Oil and Gas

Gulf Energy tells MPs it will invest KES 774 billion in Turkana oil project, targets December 2026 first oil

Gulf Energy tells MPs it will invest KES 774 billion in Turkana oil project, targets December 2026 first oil

4 min read

Gulf Energy E&P BV has reaffirmed plans to invest nearly KES 774 billion (US$6 billion) in Kenya’s South Lokichar oil development in Turkana County and said it is targeting first crude production by December 1, 2026, as Parliament prepares to consider the project’s Field Development Plan (FDP) and production-sharing agreements.

Gulf Energy E&P BV Chairman Francis Njogu made the commitments while appearing before a Joint Parliamentary Committee of Energy meeting held as part of a public participation process ahead of the FDP ratification. The session was jointly chaired by National Assembly Departmental Committee on Energy chair David Gikaria and Senate Standing Committee on Energy vice chair Senator William Kisang.

The company is seeking parliamentary ratification in the coming weeks, a step it says is necessary to advance the project toward a Final Investment Decision (FID) and eventual production.

The South Lokichar project, located in Turkana County, is viewed as Kenya’s most advanced onshore oil development following years of exploration and appraisal in the basin. Gulf Energy told lawmakers the FDP and the production-sharing agreements place emphasis on local content, community engagement and alignment of benefits among stakeholders.

Njogu said the company’s plans include what it described as strict adherence to a “ring-fenced Local Content Strategy” and social investments intended to generate longer-term socio-economic benefits for Turkana and the wider economy.

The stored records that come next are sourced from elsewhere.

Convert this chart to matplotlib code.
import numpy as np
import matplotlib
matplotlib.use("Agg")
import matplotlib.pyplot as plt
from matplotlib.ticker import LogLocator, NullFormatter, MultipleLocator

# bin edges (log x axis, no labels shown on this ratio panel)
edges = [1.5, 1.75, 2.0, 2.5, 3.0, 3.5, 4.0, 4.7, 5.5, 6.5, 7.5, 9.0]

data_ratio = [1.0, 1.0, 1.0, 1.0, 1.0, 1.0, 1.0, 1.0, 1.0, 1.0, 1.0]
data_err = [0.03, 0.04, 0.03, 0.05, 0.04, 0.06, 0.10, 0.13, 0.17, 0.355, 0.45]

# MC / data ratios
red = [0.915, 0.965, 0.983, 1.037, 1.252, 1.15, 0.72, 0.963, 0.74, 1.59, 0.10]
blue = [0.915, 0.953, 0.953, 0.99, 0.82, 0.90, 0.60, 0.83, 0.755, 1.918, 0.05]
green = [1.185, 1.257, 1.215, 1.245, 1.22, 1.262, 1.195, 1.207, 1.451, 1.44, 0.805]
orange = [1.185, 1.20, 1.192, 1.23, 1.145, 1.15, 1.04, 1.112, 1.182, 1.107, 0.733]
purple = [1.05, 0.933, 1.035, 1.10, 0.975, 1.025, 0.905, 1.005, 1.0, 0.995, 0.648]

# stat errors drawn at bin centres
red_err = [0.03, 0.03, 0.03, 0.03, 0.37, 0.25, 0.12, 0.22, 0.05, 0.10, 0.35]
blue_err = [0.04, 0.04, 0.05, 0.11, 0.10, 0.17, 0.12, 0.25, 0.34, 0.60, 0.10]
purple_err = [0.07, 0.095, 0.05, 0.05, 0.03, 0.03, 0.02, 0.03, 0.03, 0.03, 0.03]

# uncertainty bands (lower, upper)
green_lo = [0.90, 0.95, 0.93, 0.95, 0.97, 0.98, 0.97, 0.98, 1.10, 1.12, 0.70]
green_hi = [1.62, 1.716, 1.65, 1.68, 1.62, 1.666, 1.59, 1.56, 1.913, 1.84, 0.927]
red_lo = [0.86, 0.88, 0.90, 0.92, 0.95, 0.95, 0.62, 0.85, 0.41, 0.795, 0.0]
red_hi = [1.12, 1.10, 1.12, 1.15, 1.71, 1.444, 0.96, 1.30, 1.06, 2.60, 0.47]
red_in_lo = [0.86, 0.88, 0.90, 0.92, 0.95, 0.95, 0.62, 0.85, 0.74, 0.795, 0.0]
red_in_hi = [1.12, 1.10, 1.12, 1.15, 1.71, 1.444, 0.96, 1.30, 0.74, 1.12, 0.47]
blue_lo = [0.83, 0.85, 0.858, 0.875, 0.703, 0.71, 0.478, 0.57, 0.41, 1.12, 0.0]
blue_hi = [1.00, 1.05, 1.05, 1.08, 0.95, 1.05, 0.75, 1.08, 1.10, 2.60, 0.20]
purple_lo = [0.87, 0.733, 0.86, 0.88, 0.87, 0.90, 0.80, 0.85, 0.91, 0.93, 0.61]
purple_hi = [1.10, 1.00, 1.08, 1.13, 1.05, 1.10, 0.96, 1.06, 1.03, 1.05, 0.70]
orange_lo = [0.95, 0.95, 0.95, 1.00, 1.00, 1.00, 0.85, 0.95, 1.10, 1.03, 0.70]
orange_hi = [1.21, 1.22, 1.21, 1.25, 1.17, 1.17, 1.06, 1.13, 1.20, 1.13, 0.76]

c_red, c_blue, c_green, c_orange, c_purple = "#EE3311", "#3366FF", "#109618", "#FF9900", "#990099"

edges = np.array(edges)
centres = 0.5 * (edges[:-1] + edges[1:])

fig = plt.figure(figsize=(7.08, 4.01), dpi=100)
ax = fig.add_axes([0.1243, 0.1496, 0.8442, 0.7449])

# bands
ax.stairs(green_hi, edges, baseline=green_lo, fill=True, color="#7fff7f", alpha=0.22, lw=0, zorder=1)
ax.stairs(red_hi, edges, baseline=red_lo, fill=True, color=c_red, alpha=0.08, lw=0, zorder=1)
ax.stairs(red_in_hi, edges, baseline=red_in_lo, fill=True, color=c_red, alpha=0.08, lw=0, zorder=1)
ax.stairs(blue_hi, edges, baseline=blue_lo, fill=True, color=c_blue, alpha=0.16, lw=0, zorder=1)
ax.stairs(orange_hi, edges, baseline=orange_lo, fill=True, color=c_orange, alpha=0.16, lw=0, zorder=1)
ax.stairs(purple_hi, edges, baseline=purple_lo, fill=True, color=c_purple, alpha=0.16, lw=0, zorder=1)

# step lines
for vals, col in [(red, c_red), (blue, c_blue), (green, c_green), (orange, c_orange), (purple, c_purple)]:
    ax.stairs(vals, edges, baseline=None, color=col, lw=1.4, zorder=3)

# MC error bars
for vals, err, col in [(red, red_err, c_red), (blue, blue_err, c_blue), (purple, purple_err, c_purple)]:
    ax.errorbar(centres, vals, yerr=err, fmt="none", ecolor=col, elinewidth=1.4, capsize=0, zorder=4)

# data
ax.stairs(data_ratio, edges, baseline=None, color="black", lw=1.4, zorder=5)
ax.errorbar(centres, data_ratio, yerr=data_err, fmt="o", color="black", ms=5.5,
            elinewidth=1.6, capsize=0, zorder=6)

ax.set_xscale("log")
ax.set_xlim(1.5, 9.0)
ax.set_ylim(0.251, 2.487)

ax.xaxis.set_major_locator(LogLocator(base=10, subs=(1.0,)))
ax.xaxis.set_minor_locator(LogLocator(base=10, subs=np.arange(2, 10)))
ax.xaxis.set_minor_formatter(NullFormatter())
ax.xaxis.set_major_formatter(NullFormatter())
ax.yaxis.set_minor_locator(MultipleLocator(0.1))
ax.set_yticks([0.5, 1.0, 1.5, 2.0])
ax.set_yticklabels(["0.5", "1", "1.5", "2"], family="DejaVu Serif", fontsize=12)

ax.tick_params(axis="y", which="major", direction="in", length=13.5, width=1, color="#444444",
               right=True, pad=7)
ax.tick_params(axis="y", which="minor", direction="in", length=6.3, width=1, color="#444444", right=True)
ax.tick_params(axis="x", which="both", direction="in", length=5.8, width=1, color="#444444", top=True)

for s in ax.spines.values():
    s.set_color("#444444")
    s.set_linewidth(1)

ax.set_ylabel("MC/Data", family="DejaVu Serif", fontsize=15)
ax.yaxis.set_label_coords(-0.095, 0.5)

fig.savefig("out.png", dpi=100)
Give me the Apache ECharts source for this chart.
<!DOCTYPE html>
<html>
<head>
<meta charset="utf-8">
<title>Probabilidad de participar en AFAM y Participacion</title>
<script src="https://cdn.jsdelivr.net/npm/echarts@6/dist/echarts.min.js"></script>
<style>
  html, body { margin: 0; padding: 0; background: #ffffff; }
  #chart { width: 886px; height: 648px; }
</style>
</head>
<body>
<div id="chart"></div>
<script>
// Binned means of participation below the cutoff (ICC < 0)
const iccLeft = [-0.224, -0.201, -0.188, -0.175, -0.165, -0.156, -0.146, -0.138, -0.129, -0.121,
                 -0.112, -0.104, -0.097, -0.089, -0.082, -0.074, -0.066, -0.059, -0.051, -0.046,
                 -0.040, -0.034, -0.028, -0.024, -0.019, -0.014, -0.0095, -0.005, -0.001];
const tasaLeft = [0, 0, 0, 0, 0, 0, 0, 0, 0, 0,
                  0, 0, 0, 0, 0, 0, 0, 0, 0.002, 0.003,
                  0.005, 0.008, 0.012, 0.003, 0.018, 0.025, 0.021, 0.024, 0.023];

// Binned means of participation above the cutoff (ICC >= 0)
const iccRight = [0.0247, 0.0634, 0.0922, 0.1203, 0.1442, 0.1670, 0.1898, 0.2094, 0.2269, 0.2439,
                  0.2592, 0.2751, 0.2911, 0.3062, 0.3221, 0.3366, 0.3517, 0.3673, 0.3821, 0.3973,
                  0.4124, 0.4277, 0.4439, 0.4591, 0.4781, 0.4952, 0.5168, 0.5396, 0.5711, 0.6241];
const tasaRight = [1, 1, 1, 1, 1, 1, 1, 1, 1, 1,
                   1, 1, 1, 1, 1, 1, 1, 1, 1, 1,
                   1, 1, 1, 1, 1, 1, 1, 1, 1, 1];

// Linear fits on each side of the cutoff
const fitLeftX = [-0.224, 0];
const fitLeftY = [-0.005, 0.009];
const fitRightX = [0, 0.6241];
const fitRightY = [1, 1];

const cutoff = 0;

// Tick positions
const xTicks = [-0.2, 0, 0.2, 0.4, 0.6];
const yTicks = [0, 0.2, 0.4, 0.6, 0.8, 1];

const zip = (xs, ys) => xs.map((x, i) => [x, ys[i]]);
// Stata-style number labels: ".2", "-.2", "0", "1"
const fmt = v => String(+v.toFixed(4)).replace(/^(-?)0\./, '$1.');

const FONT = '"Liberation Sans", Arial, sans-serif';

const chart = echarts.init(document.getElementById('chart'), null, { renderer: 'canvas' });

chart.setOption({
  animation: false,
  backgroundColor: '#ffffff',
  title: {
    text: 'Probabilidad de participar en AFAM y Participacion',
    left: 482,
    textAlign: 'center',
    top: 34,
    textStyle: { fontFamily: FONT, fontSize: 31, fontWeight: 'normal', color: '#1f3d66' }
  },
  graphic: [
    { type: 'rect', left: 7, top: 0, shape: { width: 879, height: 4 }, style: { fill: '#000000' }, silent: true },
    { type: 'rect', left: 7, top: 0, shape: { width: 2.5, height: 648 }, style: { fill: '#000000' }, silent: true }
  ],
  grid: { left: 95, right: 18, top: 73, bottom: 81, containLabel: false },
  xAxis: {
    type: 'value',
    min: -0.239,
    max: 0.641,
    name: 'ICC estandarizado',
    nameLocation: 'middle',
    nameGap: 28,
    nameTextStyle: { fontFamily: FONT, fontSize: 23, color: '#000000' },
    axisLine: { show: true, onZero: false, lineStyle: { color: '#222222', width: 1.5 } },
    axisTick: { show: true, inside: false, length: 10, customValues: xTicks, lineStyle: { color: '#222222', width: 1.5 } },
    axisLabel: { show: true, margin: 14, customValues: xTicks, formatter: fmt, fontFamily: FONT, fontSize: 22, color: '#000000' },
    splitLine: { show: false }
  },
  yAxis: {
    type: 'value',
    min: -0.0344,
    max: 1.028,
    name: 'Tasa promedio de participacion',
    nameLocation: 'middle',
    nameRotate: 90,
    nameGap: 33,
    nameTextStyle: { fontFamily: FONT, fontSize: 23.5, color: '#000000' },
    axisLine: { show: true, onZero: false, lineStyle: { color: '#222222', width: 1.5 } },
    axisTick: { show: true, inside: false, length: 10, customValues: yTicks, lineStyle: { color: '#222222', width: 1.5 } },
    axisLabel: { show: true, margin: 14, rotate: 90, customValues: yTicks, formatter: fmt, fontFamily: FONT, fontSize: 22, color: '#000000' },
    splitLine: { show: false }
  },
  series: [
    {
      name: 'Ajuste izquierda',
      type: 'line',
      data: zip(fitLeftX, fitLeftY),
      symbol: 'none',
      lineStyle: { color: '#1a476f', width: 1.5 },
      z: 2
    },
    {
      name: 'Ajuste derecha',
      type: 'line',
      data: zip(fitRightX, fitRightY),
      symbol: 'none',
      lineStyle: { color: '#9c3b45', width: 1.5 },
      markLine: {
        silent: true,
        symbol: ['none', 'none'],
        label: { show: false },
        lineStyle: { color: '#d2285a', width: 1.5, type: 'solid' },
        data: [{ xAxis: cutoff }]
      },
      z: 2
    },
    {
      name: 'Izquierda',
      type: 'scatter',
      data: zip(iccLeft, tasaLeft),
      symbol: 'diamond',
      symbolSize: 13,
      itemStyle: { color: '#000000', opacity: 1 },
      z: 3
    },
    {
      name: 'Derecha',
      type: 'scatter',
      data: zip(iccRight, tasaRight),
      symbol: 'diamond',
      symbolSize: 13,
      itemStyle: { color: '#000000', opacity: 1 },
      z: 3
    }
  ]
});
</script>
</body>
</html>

“At Gulf Energy, we are approaching this FDP as Kenyans with a view to creating as many jobs and business opportunities for Kenyans, starting with our Turkana host community, as are committed to positioning Kenya as an oil-producing country. We are very ready, and we have set 1st December, 2026, as a target to produce oil, and we hope to expeditiously secure the FDP ratification,” Njogu said.

He told the committee Gulf Energy E&P BV is indigenously owned and has “strong financial resources” to support capital-intensive developments. Njogu added that the company has “robust financial partnerships and active lines of credit with leading local and international banking and financial institutions,” though he did not name the lenders.

“The South Lokichar project and the FDP we have presented to the Government present a technically mature pathway to unlock Kenya’s largest onshore petroleum development in a shared prosperity model,” Njogu said.

The company also referenced a cost recovery proposal included in the FDP, which it said had been approved by Cabinet Secretary for Petroleum and Energy Opiyo Wandayi in November. Njogu said the fiscal measures proposed in the FDP are required to meet investment and bankability thresholds for the FID.

On government revenues, the press release cited projections by the Government of Kenya of potential earnings ranging between KES 135.45 billion (US$1.05 billion at US$60 per barrel) and KES 374.1 billion (US$2.9 billion at US$70 per barrel) over the project’s life.

Njogu urged lawmakers to move quickly, arguing that the global financing environment for upstream oil is tightening. He said international lenders are increasingly restricting hydrocarbon financing in line with climate commitments and shifting capital toward lower-carbon energy.

“As a result, frontier oil projects such as South Lokichar must demonstrate strong economics, robust fiscal stability, and timely decision-making to remain competitive for capital. Any prolonged uncertainty risks placing Kenya at a disadvantage relative to other emerging oil provinces that are actively adjusting their fiscal terms to secure investment before this window closes,” he said.

Under the production-sharing contract framework, Njogu said the State retains ownership of the resource while the contractor provides technical capability and risk capital to bring it to production.

Parliament is expected to deliberate on the FDP and the production-sharing agreements before deciding on ratification in the coming weeks.

Gulf Energy E&P BV has told a joint parliamentary committee it plans to invest nearly KES 774 billion (US$6 billion) in the South Lokichar oil development in Turkana County and is targeting first crude by December 1, 2026. The company asked Parliament to ratify the Field Development Plan and production-sharing agreements, warning that delays could undermine financing as global lenders tighten appetite for new oil projects.